* start RECORDS FOR THIS TASK *
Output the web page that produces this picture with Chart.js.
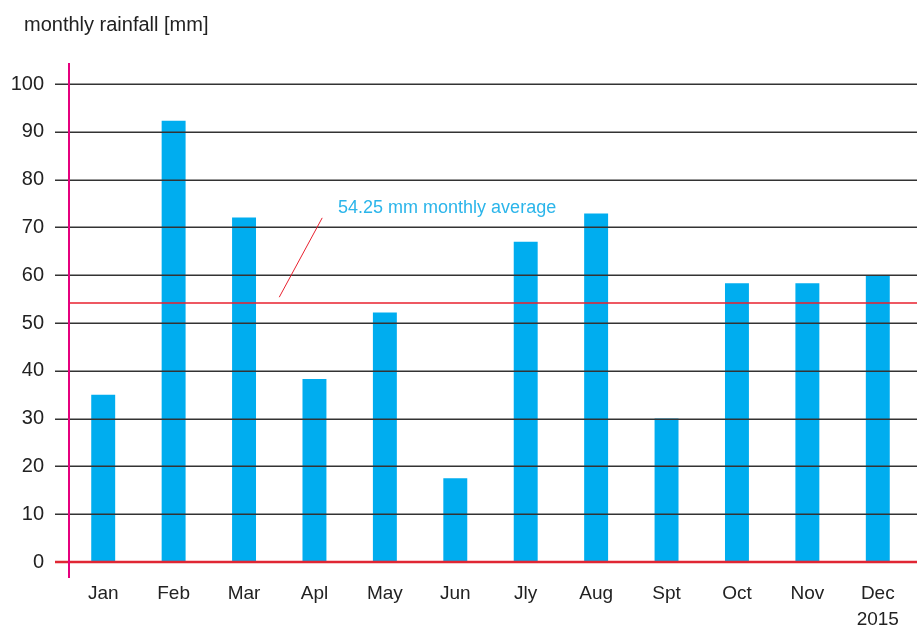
<!DOCTYPE html>
<html>
<head>
<meta charset="utf-8">
<script src="https://cdn.jsdelivr.net/npm/chart.js@4"></script>
<style>
  html, body { margin: 0; padding: 0; background: #fff; }
  #wrap { width: 917px; height: 628px; }
</style>
</head>
<body>
<div id="wrap"><canvas id="c" width="917" height="628"></canvas></div>
<script>
// ---- data ----
const categories = ['Jan', 'Feb', 'Mar', 'Apl', 'May', 'Jun', 'Jly', 'Aug', 'Spt', 'Oct', 'Nov', ['Dec', '2015']];
const rainfall = [35, 92.3, 72.1, 38.3, 52.2, 17.5, 67, 72.9, 30, 58.3, 58.3, 60];
const yTickValues = [0, 10, 20, 30, 40, 50, 60, 70, 80, 90, 100];
const averageValue = 54.25;
const averageLabel = '54.25 mm monthly average';
const yAxisTitle = 'monthly rainfall [mm]';

// ---- styles ----
const FONT = '"Liberation Sans", Arial, Helvetica, sans-serif';
const BAR_COLOR = '#00adef';
const GRID_COLOR = '#333';
const ZERO_COLOR = '#e02633';
const AXIS_COLOR = '#e6007e';
const AVG_COLOR = '#e8202e';
const NOTE_COLOR = '#2bb5ea';
const TEXT_COLOR = '#222';

const overlay = {
  id: 'overlay',
  afterDatasetsDraw(chart) {
    const ctx = chart.ctx;
    const y = chart.scales.y, x = chart.scales.x;
    const area = chart.chartArea;
    const W = chart.width;
    ctx.save();
    // horizontal grid lines (drawn over bars), with tick marks left of axis
    y.ticks.forEach(t => {
      const py = Math.round(y.getPixelForValue(t.value));
      if (t.value === 0) {
        ctx.strokeStyle = ZERO_COLOR; ctx.lineWidth = 2.5;
        ctx.beginPath(); ctx.moveTo(area.left - 13, py); ctx.lineTo(W, py); ctx.stroke();
      } else {
        ctx.strokeStyle = GRID_COLOR; ctx.lineWidth = 1.4;
        ctx.beginPath(); ctx.moveTo(area.left - 13, py + 0.3); ctx.lineTo(W, py + 0.3); ctx.stroke();
      }
    });
    // average line
    const ay = Math.round(y.getPixelForValue(averageValue));
    ctx.strokeStyle = AVG_COLOR; ctx.lineWidth = 1.6;
    ctx.beginPath(); ctx.moveTo(area.left, ay); ctx.lineTo(W, ay); ctx.stroke();
    // leader line
    ctx.lineWidth = 1;
    ctx.beginPath();
    ctx.moveTo(x.getPixelForValue(2.5), y.getPixelForValue(55.4));
    ctx.lineTo(x.getPixelForValue(3.11), y.getPixelForValue(72.0));
    ctx.stroke();
    // annotation text
    ctx.fillStyle = NOTE_COLOR;
    ctx.font = '18px ' + FONT;
    ctx.textAlign = 'left'; ctx.textBaseline = 'alphabetic';
    ctx.fillText(averageLabel, x.getPixelForValue(3.335), y.getPixelForValue(72.95));
    // pink y axis
    ctx.strokeStyle = AXIS_COLOR; ctx.lineWidth = 2;
    ctx.beginPath(); ctx.moveTo(area.left + 1, area.top); ctx.lineTo(area.left + 1, area.bottom); ctx.stroke();
    // axis title
    ctx.fillStyle = TEXT_COLOR;
    ctx.font = '20px ' + FONT;
    ctx.fillText(yAxisTitle, 24, 31);
    ctx.restore();
  }
};

new Chart(document.getElementById('c'), {
  type: 'bar',
  data: {
    labels: categories,
    datasets: [{
      data: rainfall,
      backgroundColor: BAR_COLOR,
      borderWidth: 0,
      categoryPercentage: 1,
      barPercentage: 0.34
    }]
  },
  options: {
    responsive: false,
    devicePixelRatio: 1,
    animation: false,
    layout: { padding: { top: 63, right: 4, bottom: 0, left: 0 } },
    plugins: { legend: { display: false }, tooltip: { enabled: false }, title: { display: false } },
    scales: {
      x: {
        offset: true,
        grid: { display: false, drawTicks: false },
        border: { display: false },
        ticks: {
          color: TEXT_COLOR,
          font: { family: FONT, size: 19, lineHeight: 1.37 },
          padding: 3,
          maxRotation: 0,
          autoSkip: false
        },
        afterFit(s) { s.height = 50; }
      },
      y: {
        min: -3.35,
        max: 104.4,
        grid: { display: false, drawTicks: false },
        border: { display: false },
        ticks: {
          color: TEXT_COLOR,
          font: { family: FONT, size: 20 },
          padding: 24
        },
        afterBuildTicks(s) { s.ticks = yTickValues.map(v => ({ value: v })); },
        afterFit(s) { s.width = 68; }
      }
    }
  },
  plugins: [overlay]
});
</script>
</body>
</html>
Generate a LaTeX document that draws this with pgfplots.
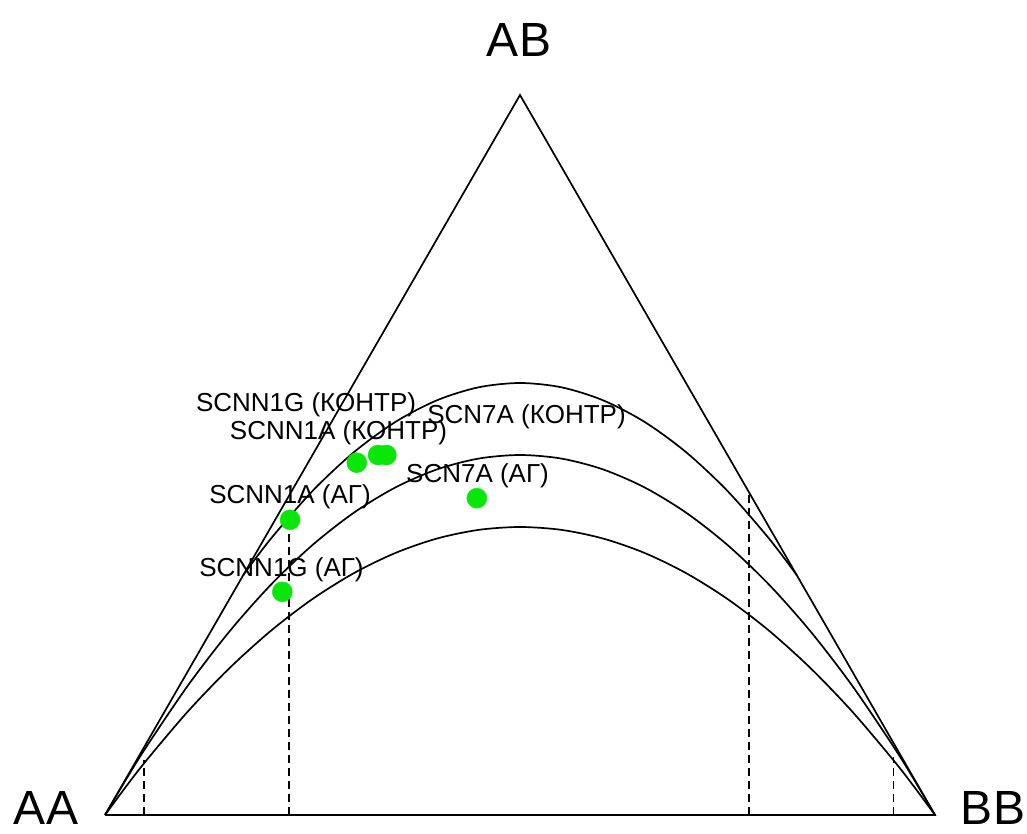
\documentclass[border=0pt]{standalone}
\usepackage{fontspec}
\setmainfont{Liberation Sans}
\usepackage{pgfplots}
\pgfplotsset{compat=1.18}
\definecolor{ptgreen}{RGB}{10,230,10}
\begin{document}
\begin{tikzpicture}
\path[use as bounding box] (0,0) rectangle (1027bp,834bp);
\begin{axis}[
  at={(105bp,19bp)}, anchor=south west,
  width=830bp, height=720bp, scale only axis,
  xmin=0, xmax=1, ymin=0, ymax=1,
  hide axis, clip=false,
]
% triangle
\addplot[black, line width=1.7bp] coordinates {(0,0) (0.5,1) (1,0) (0,0)};
% F = -0.2 curve (clipped to triangle)
\addplot[black, line width=1.7bp, smooth] coordinates {
(0.16667,0.33333) (0.2,0.384) (0.25,0.45) (0.3,0.504) (0.35,0.546) (0.4,0.576) (0.45,0.594) (0.5,0.6)
(0.55,0.594) (0.6,0.576) (0.65,0.546) (0.7,0.504) (0.75,0.45) (0.8,0.384) (0.83333,0.33333)};
% HWE curve
\addplot[black, line width=1.7bp, smooth] coordinates {
(0,0) (0.025,0.04875) (0.05,0.095) (0.1,0.18) (0.15,0.255) (0.2,0.32) (0.25,0.375) (0.3,0.42) (0.35,0.455) (0.4,0.48) (0.45,0.495) (0.5,0.5)
(0.55,0.495) (0.6,0.48) (0.65,0.455) (0.7,0.42) (0.75,0.375) (0.8,0.32) (0.85,0.255) (0.9,0.18) (0.95,0.095) (0.975,0.04875) (1,0)};
% F = 0.2 curve
\addplot[black, line width=1.7bp, smooth] coordinates {
(0,0) (0.025,0.039) (0.05,0.076) (0.1,0.144) (0.15,0.204) (0.2,0.256) (0.25,0.3) (0.3,0.336) (0.35,0.364) (0.4,0.384) (0.45,0.396) (0.5,0.4)
(0.55,0.396) (0.6,0.384) (0.65,0.364) (0.7,0.336) (0.75,0.3) (0.8,0.256) (0.85,0.204) (0.9,0.144) (0.95,0.076) (0.975,0.039) (1,0)};
% dashed verticals
\addplot[black, line width=1.7bp, dash pattern=on 8bp off 5bp] coordinates {(0.0473,0) (0.0473,0.077)};
\addplot[black, line width=1.7bp, dash pattern=on 8bp off 5bp] coordinates {(0.222,0) (0.222,0.41)};
\addplot[black, line width=1.7bp, dash pattern=on 8bp off 5bp] coordinates {(0.776,0) (0.776,0.448)};
\addplot[black, line width=1.7bp, dash pattern=on 8bp off 5bp] coordinates {(0.950,0) (0.950,0.08)};
% points
\addplot[only marks, mark=*, mark size=10bp, color=ptgreen, mark options={fill=ptgreen, draw=ptgreen}] coordinates {
(0.3033,0.4893) (0.329,0.5) (0.339,0.5) (0.448,0.440) (0.223,0.410) (0.2136,0.310)};
\end{axis}
% labels
\begin{scope}[every node/.style={inner sep=0pt, anchor=base, font=\fontsize{26bp}{30bp}\selectfont}]
\node at (306bp,422bp) {SCNN1G (КОНТР)};
\node at (338.5bp,394bp) {SCNN1A (КОНТР)};
\node at (526.5bp,410bp) {SCN7A (КОНТР)};
\node at (290bp,330bp) {SCNN1A (АГ)};
\node at (477.5bp,351bp) {SCN7A (АГ)};
\node at (281.5bp,257bp) {SCNN1G (АГ)};
\end{scope}
\begin{scope}[every node/.style={inner sep=0pt, anchor=base, font=\fontsize{48bp}{56bp}\selectfont}]
\node at (519bp,777bp) {AB};
\node at (46bp,10bp) {AA};
\node at (993bp,10bp) {BB};
\end{scope}
\end{tikzpicture}
\end{document}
* end RECORDS FOR THIS TASK *
▸ PROBLEM DETAILS
Gather each line holding the string "with".

▸ REPLY TO THE TASK
Output the web page that produces this picture with Chart.js.
    // horizontal grid lines (drawn over bars), with tick marks left of axis
Generate a LaTeX document that draws this with pgfplots.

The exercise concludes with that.